Hello. I'm 28. I've never been married or had kids. I've been in several abusive relationships, mainly emotional/controlling but one became lightly physical, and one was full-on sexually abusive. I was also raped by a "friend with benefits" a couple of years ago. I guess that's a broad picture of my background romantically/sexually.
I have been in love a couple of times as an adult (not including teenage relationships). Once with a man who was controlling and had a short temper, but could be lovely. Once with the man who abused me sexually.
In the case of the second man, we weren't "together" as he wouldn't make it official. At one point, he got a "proper" girlfriend and said he couldn't see me any more. All the hurt I felt about the way things had been for two years boiled up and I got the train to his house to confront him. When I got there, I was in a distressed state and tried to express my anger to him, but he sort of stood there and absorbed it and didn't respond. In the end, we ended up lying on his bed, and I started to seduce him. I know it was because I wanted to feel back in control. He had promised monogamy to her and I knew if he slept with me it meant he was still "mine", or that in some weird way I'd won. He put up a bit of a pretend protest at first, then revealed it was turning him on to cheat on the other woman. We had sex and I immediately felt like shit, but also satisfied that I'd still got him somehow.
Now, I'm not an idiot, despite what this shows. I know I wasn't in control, I wasn't anywhere close to "winning", I was a seedy shit shag outside a relationship, just something for him to fuck. I wasn't on the same level as the girlfriend, I meant nothing to him in that moment and likely nothing afterwards. I know this consciously. But emotionally, that desperation was painful and it's all I could think to do.

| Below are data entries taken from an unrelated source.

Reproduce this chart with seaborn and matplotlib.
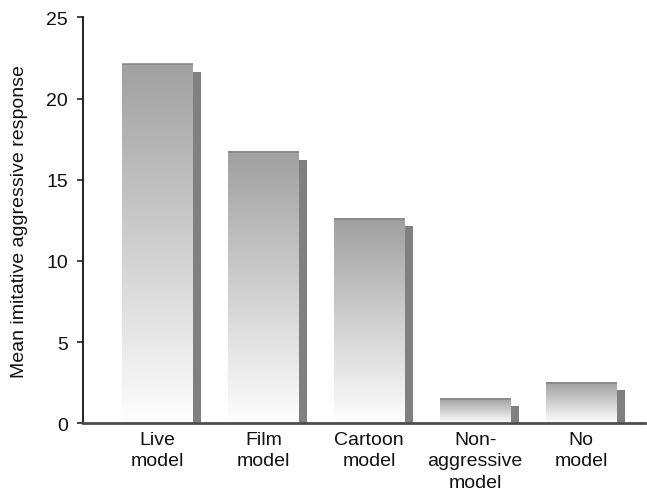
import matplotlib
matplotlib.use("Agg")
import matplotlib.pyplot as plt
import matplotlib.transforms as mtransforms
from matplotlib.colors import LinearSegmentedColormap
import numpy as np
import pandas as pd
import seaborn as sns

# Mean imitative aggression by modelling condition
conditions = ["Live\nmodel", "Film\nmodel", "Cartoon\nmodel",
              "Non-\naggressive\nmodel", "No\nmodel"]
mean_response = [22.1, 16.7, 12.6, 1.5, 2.5]
y_ticks = [0, 5, 10, 15, 20, 25]
y_label = "Mean imitative aggressive response"

sns.set_style("ticks")
plt.rcParams["font.family"] = ["Liberation Sans", "DejaVu Sans"]

df = pd.DataFrame({"condition": conditions, "response": mean_response})

W, H = 647, 502
fig = plt.figure(figsize=(W / 100, H / 100), dpi=100)
ax = fig.add_axes([83 / W, (H - 424.3) / H, 562 / W, 406 / H])

# drop-shadow bars, shifted right and down by a few pixels
sns.barplot(data=df, x="condition", y="response", color="#808080",
            width=0.67, saturation=1, errorbar=None, ax=ax, zorder=1)
shadow_patches = list(ax.patches)
offset = mtransforms.ScaledTranslation(8 / 100, -7.5 / 100, fig.dpi_scale_trans)
for p in shadow_patches:
    p.set_transform(ax.transData + offset)
    p.set_edgecolor("none")
    p.set_facecolor("#808080")

# main bars, filled with a vertical grey-to-white gradient
sns.barplot(data=df, x="condition", y="response", color="white",
            width=0.67, saturation=1, errorbar=None, ax=ax, zorder=2)
main_patches = ax.patches[len(shadow_patches):]
grad = np.linspace(0, 1, 256).reshape(-1, 1)
cmap = LinearSegmentedColormap.from_list("bar", ["#fefefe", "#a0a0a0"])
for p in main_patches:
    x0, w, h = p.get_x(), p.get_width(), p.get_height()
    p.set_facecolor("none")
    p.set_edgecolor("none")
    ax.imshow(grad, extent=[x0, x0 + w, 0, h], origin="lower", aspect="auto",
              cmap=cmap, vmin=0, vmax=1, zorder=2, interpolation="bilinear")
    ax.plot([x0, x0 + w], [h, h], color="#858585", lw=1.1, zorder=3,
            solid_capstyle="butt")

ax.set_xlim(-0.703, 4.604)
ax.set_ylim(0, 25)
ax.set_yticks(y_ticks)
ax.set_xlabel("")
ax.set_ylabel(y_label, fontsize=14, color="#111111")
ax.yaxis.set_label_coords(-0.097, 0.5)

for s in ("top", "right"):
    ax.spines[s].set_visible(False)
ax.spines["left"].set_color("#111111")
ax.spines["left"].set_linewidth(1.3)
ax.spines["bottom"].set_color("#4d4d4d")
ax.spines["bottom"].set_linewidth(2)

ax.tick_params(axis="y", length=4.3, width=1.1, pad=6.5, labelsize=14,
               colors="#111111")
ax.tick_params(axis="x", length=0, pad=5.5, labelsize=14, labelcolor="#111111")
for lab in ax.get_xticklabels():
    lab.set_linespacing(1.35)

fig.savefig("out.png", dpi=100)
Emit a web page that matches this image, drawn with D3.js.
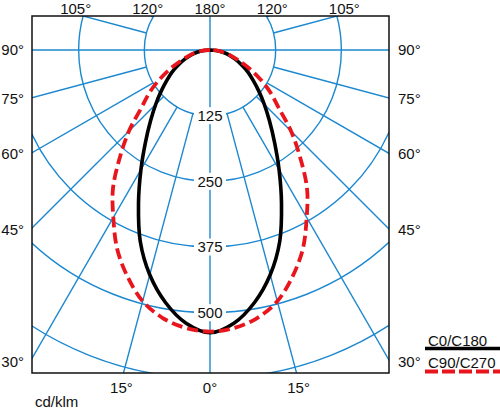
<!DOCTYPE html>
<html>
<head>
<meta charset="utf-8">
<script src="https://cdn.jsdelivr.net/npm/d3@7"></script>
<style>
  body { margin: 0; background: #fff; }
  svg text { font-family: "Liberation Sans", Arial, sans-serif; font-size: 15px; fill: #111; }
</style>
</head>
<body>
<svg id="chart" width="500" height="409"></svg>
<script>
// gamma angles, degrees from nadir
const angles = [0, 5, 10, 15, 20, 25, 30, 35, 40, 45, 50, 55, 60, 65, 70, 75, 80, 85, 90];
// intensity in cd/klm
const c0c180 = [538, 522, 488, 443, 388, 322, 263, 214, 176, 146, 121, 100, 83, 66, 51, 38, 25, 12, 0];
const c90c270 = [536, 531, 518, 495, 459, 418, 368, 322, 267, 218, 170, 140, 110, 82, 58, 41, 27, 14, 0];

const rings = [125, 250, 375, 500, 625, 750];
const ringLabels = [125, 250, 375, 500];
const spokes = [0, 15, 30, 45, 60, 75, 90, 105, 120, 135, 150, 165, 180, 195, 210, 225, 240, 255, 270, 285, 300, 315, 330, 345];
const topTicks = [-105, -120, 180, 120, 105];
const sideTicks = [90, 75, 60, 45, 30];
const bottomTicks = [-15, 0, 15];

const cx = 210, cy = 50;
const frame = { x0: 32, y0: 16, x1: 389, y1: 373 };
const gridColor = "#1c88d0";
const redColor = "#e8161c";

const svg = d3.select("#chart");
const r = d3.scaleLinear().domain([0, 500]).range([0, 262.7]);
const rad = (a) => a * Math.PI / 180;

// point along a direction (signed angle, + to the right, 0 down)
const pt = (a, px) => [cx + px * Math.sin(rad(a)), cy + px * Math.cos(rad(a))];

svg.append("defs").append("clipPath").attr("id", "clip")
  .append("rect")
  .attr("x", frame.x0).attr("y", frame.y0)
  .attr("width", frame.x1 - frame.x0).attr("height", frame.y1 - frame.y0);

const grid = svg.append("g").attr("clip-path", "url(#clip)")
  .attr("stroke", gridColor).attr("stroke-width", 1.4).attr("fill", "none");

grid.selectAll("circle").data(rings).join("circle")
  .attr("cx", cx).attr("cy", cy).attr("r", (d) => r(d));

grid.selectAll("line").data(spokes).join("line")
  .each(function (a) {
    const start = a % 90 === 0 ? 0 : r(125);
    const p0 = pt(a, start), p1 = pt(a, r(900));
    d3.select(this).attr("x1", p0[0]).attr("y1", p0[1]).attr("x2", p1[0]).attr("y2", p1[1]);
  });

// value labels on the nadir axis
const lab = svg.append("g");
ringLabels.forEach((v) => {
  const y = cy + r(v);
  lab.append("rect").attr("x", cx - 16).attr("y", y - 8.5)
    .attr("width", 32).attr("height", 17).attr("fill", "#fff");
  lab.append("text").attr("x", cx).attr("y", y + 5.4)
    .attr("text-anchor", "middle").text(v);
});

// curves
const radial = d3.lineRadial()
  .angle((d) => Math.PI - rad(d.a))
  .radius((d) => r(d.v))
  .curve(d3.curveCatmullRom);

function shape(values) {
  const left = angles.map((g, i) => ({ a: -g, v: values[i] })).reverse();
  const right = angles.map((g, i) => ({ a: g, v: values[i] })).slice(1);
  return left.concat(right);
}

const curves = svg.append("g").attr("transform", `translate(${cx},${cy})`);

curves.append("path").attr("d", radial(shape(c0c180)))
  .attr("fill", "none").attr("stroke", "#000").attr("stroke-width", 3.6);

curves.append("path").attr("d", radial(shape(c90c270)))
  .attr("fill", "none").attr("stroke", redColor).attr("stroke-width", 3.8)
  .attr("stroke-dasharray", "11,5");

// frame
svg.append("rect")
  .attr("x", frame.x0).attr("y", frame.y0)
  .attr("width", frame.x1 - frame.x0).attr("height", frame.y1 - frame.y0)
  .attr("fill", "none").attr("stroke", "#111").attr("stroke-width", 1.5);

// edge labels where the spokes leave the frame
const ticks = svg.append("g");
topTicks.forEach((a) => {
  const t = (14 - cy) / Math.cos(rad(a));
  ticks.append("text").attr("x", cx + t * Math.sin(rad(a))).attr("y", 13.5)
    .attr("text-anchor", "middle").text(Math.abs(a) + "°");
});
sideTicks.forEach((a) => {
  const t = (cx - 30) / Math.sin(rad(a));
  const y = cy + t * Math.cos(rad(a));
  ticks.append("text").attr("x", 24).attr("y", y + 5.4)
    .attr("text-anchor", "end").text(a + "°");
  ticks.append("text").attr("x", 398).attr("y", y + 5.4)
    .attr("text-anchor", "start").text(a + "°");
});
bottomTicks.forEach((a) => {
  const t = (375 - cy) / Math.cos(rad(a));
  ticks.append("text").attr("x", cx + t * Math.sin(rad(a)) + Math.sign(a) * 1.5).attr("y", 393)
    .attr("text-anchor", "middle").text(Math.abs(a) + "°");
});

svg.append("text").attr("x", 35).attr("y", 407).text("cd/klm");

// legend
const legend = svg.append("g");
legend.append("text").attr("x", 428).attr("y", 345.5).text("C0/C180");
legend.append("line").attr("x1", 425).attr("x2", 500).attr("y1", 348.5).attr("y2", 348.5)
  .attr("stroke", "#000").attr("stroke-width", 3.5);
legend.append("text").attr("x", 428).attr("y", 368).text("C90/C270");
legend.append("line").attr("x1", 425).attr("x2", 500).attr("y1", 371.5).attr("y2", 371.5)
  .attr("stroke", redColor).attr("stroke-width", 3.8).attr("stroke-dasharray", "13,4");
</script>
</body>
</html>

Now I'm repeating the pattern. I was seeing someone in an open relationship. Now, the girlfriend has asked him for monogamy. But that was like a red rag to a bull for me. It reminded me of what happened before. And I knew the only way to prove I mattered was to sleep with him, to prove he still liked me enough to fuck over his relationship (or, to my emotional, irrational brain, that's what it meant). I think he knows I'm in love with him. He puts up a tiny bit of resistance and then we have sex. He said last night he broke his new year's resolution to only sleep with her, to "be good". And I'm a fucking twat because I read that as: "somewhat, you're just sooo sexy and amazing that I can't control myself" rather than "I'm tipsy, my real partner won't find out and I fancy a shag because she's a sure bet".
I suppose on some level I wanted to write it out for the sake of looking myself hard in the face and snapping out of this shit. I'm expecting to get a flaming for this and I'm far less than proud of myself.
I just can't stand it when they say they're picking someone else over me. And even my "monogamous" ex cheated repeatedly. So on some level I don't believe I can ever trust anyone to be just mine. So at least if I'm the "side chick", the one on the periphery, I know the situation. It's the cynical position to be in. I know the score so I'm not being "betrayed". But it makes no sense.